- Folha de S. Paulo
Guinada protecionista americana não é passageira e definirá abertura econômica do Brasil
A visita a Buenos Aires, nesta semana, fez o presidente Jair Bolsonaro e seus assessores sonharem alto.
Animado pelo ministro da Economia, Paulo Guedes, Bolsonaro deu mais um verbete ao anedotário brasileiro de ideias estapafúrdias de política econômica: o “peso real”, uma moeda única brasileiro-argentina, quiçá latino-americana. Um pouco mais perto da realidade, Guedes falou em “quatro semanas” para a conclusão do acordo de livre-comércio entre Mercosul e União Europeia (UE), cuja negociação se arrasta há duas décadas.
Neste tema, equipes técnicas do Brasil e Argentina compartilham parte do otimismo do ministro. O governo de Mauricio Macri fala extraoficialmente em um anúncio até agosto. Pelo plano, ministros e presidentes dos dois blocos atariam os últimos nós durante cúpula do G20 no Japão, no fim do mês.
A Comissão Europeia reagiu ao entusiasmo com um chamado à cautela, dizendo que “ainda há trabalho técnico a ser feito”. Países como a França querem proteger seus agricultores e, no mês passado, o governo Emmanuel Macron listou a política ambiental de Bolsonaro como motivo adicional para esfriar a negociação. Diplomatas do Mercosul apostam que, com apoio de outros países do bloco, como Espanha ou Alemanha, os franceses recuariam.
Mas o timing das promessas na Argentina mostrou que o maior desafio global à abertura brasileira vai muito além da França ou mesmo do acordo com a UE.
Nos dias em que Bolsonaro visitava Buenos Aires, o economista americano Noah Smith decretou o “fim do consenso em Washington”, instaurado no pós-Segunda Guerra, em favor do livre-comércio.
O protecionismo sempre permeou parte do establishment americano. Mas, desde 1945, instrumentos como subsídios e tarifas eram publicamente tratados como exceções dentro da regra do livre-comércio. Agora, no topo dos partidos democrata e republicano, a equação se inverteu: a proteção se tornou o cerne da política comercial.
Smith anunciou o “fim do consenso” em reação ao plano econômico apresentado pela democrata Elizabeth Warren, pré-candidata à Casa Branca, e às ameaças do presidente Donald Trump contra o México.
A senadora de Massachusetts propõe políticas como obrigar o governo federal a comprar apenas made in America, ou desvalorizar o câmbio para aumentar a competitividade americana.

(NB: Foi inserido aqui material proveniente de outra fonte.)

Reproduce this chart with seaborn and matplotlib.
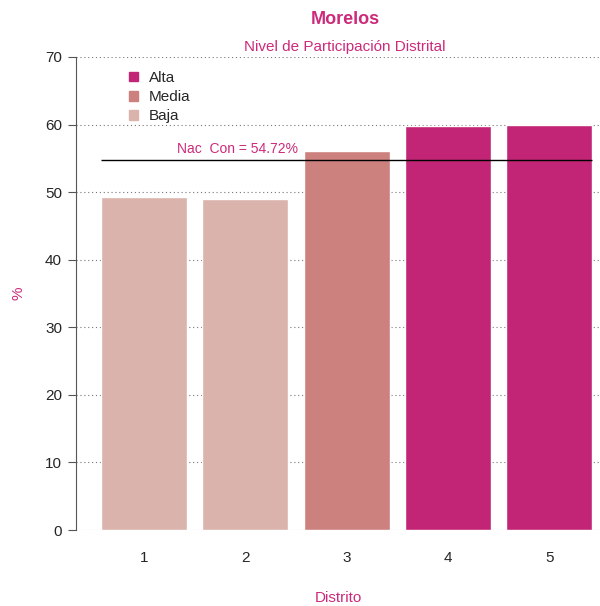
import seaborn as sns
import matplotlib.pyplot as plt
import pandas as pd
from matplotlib.patches import Patch

distritos = ['1', '2', '3', '4', '5']
participacion = [49.3, 49.0, 56.1, 59.8, 59.9]
nivel = ['Baja', 'Baja', 'Media', 'Alta', 'Alta']
nac_con = 54.72

colores = {'Alta': '#C32576', 'Media': '#CD817F', 'Baja': '#DAB3AC'}
rosa = '#CC2A7A'

df = pd.DataFrame({'Distrito': distritos, 'Participacion': participacion, 'Nivel': nivel})

sns.set_style('white')
plt.rcParams['font.family'] = ['Liberation Sans', 'DejaVu Sans']

fig = plt.figure(figsize=(6, 6.06), dpi=100)
ax = fig.add_axes([76 / 600, (606 - 530) / 606, 1 - 76 / 600, (530 - 57) / 606])

for y in range(0, 71, 10):
    ax.axhline(y, color='#777777', linestyle=(0, (1, 2.5)), linewidth=0.8, zorder=0)

sns.barplot(data=df, x='Distrito', y='Participacion', hue='Nivel', palette=colores,
            dodge=False, width=0.85, saturation=1, legend=False, ax=ax, zorder=2)

# linea de referencia nacional
ax.hlines(nac_con, -0.425, 4.425, color='black', linewidth=1, zorder=3)
ax.text(0.92, nac_con + 0.6, 'Nac  Con = %.2f%%' % nac_con, color=rosa,
        fontsize=10, ha='center', va='bottom')

ax.set_xlim(-0.67, 4.5)
ax.set_ylim(0, 70)
ax.set_yticks(range(0, 71, 10))
ax.tick_params(axis='y', length=6, width=0.8, color='#555555', labelsize=11, pad=4, left=True)
ax.tick_params(axis='x', length=0, labelsize=11, pad=15)
for s in ['top', 'right', 'bottom']:
    ax.spines[s].set_visible(False)
ax.spines['left'].set_color('#555555')
ax.spines['left'].set_linewidth(0.8)

ax.set_xlabel('Distrito', color=rosa, fontsize=11, labelpad=19)
ax.set_ylabel('%', color=rosa, fontsize=11, labelpad=14)

handles = [Patch(color=colores[k]) for k in ['Alta', 'Media', 'Baja']]
ax.legend(handles, ['Alta', 'Media', 'Baja'], loc='upper left', bbox_to_anchor=(0.075, 1.0),
          frameon=False, fontsize=11, handlelength=0.6, handleheight=0.6,
          handletextpad=0.7, labelspacing=0.35)

fig.text(345 / 600, 1 - 19 / 606, 'Morelos', color=rosa, fontsize=13, fontweight='bold',
         ha='center', va='center')
fig.text(345 / 600, 1 - 47 / 606, 'Nivel de Participación Distrital', color=rosa, fontsize=11,
         ha='center', va='center')

fig.savefig('out.png', dpi=100, facecolor='white')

Ainda que Warren morra na praia das eleições primárias, ela e outros na esquerda do partido, como Bernie Sanders, já conseguiram arrastar o debate democrata para longe do livre-comércio. Centristas como o ex-presidente Joe Biden estão sendo obrigados a se adaptar a uma nova realidade, na qual a exaltação do nacionalismo econômico é um ritual necessário à sobrevivência política dentro do partido.
Do lado republicano, historicamente o partido do livre-comércio, a situação chegou ao surrealismo. Há uma semana, Trump anunciou tarifas de 5% —que podem ir a 25%— sobre produtos mexicanos, caso o governo de Andrés Manuel López Obrador não pare a entrada de imigrantes.
Depois de os mercados reagirem ao choque, ontem o presidente anunciou um misterioso acordo que tornaria desnecessária a punição.
No mês passado, Trump já havia ampliado tarifas sobre $200 bilhões vindos da China. Japão, UE e Canadá também já levaram bordoadas.
A guinada protecionista do establishment americano foi chocantemente rápida.
Cerca de três anos atrás, um democrata na Casa Branca negociava dois mega-acordos de livre-comércio — um com 12 países do Pacífico, outro com a Europa Ocidental. O primeiro capítulo das eleições presidenciais nos EUA mostra que, independentemente de quem vença em 2020, um retorno à realidade pré-Trump é altamente improvável.
O Brasil chegou tarde à festa. Sem escolha, terá de abrir sua economia em tempos de forte protecionismo global e incerteza. Um acordo com a UE seria um primeiro passo importante. Quanto às ideias exóticas, melhor guardá-las para dias mais calmos.
*Roberto Simon é diretor sênior de política do Council of the Americas e mestre em políticas públicas pela Universidade Harvard e em relações internacionais pela Unesp.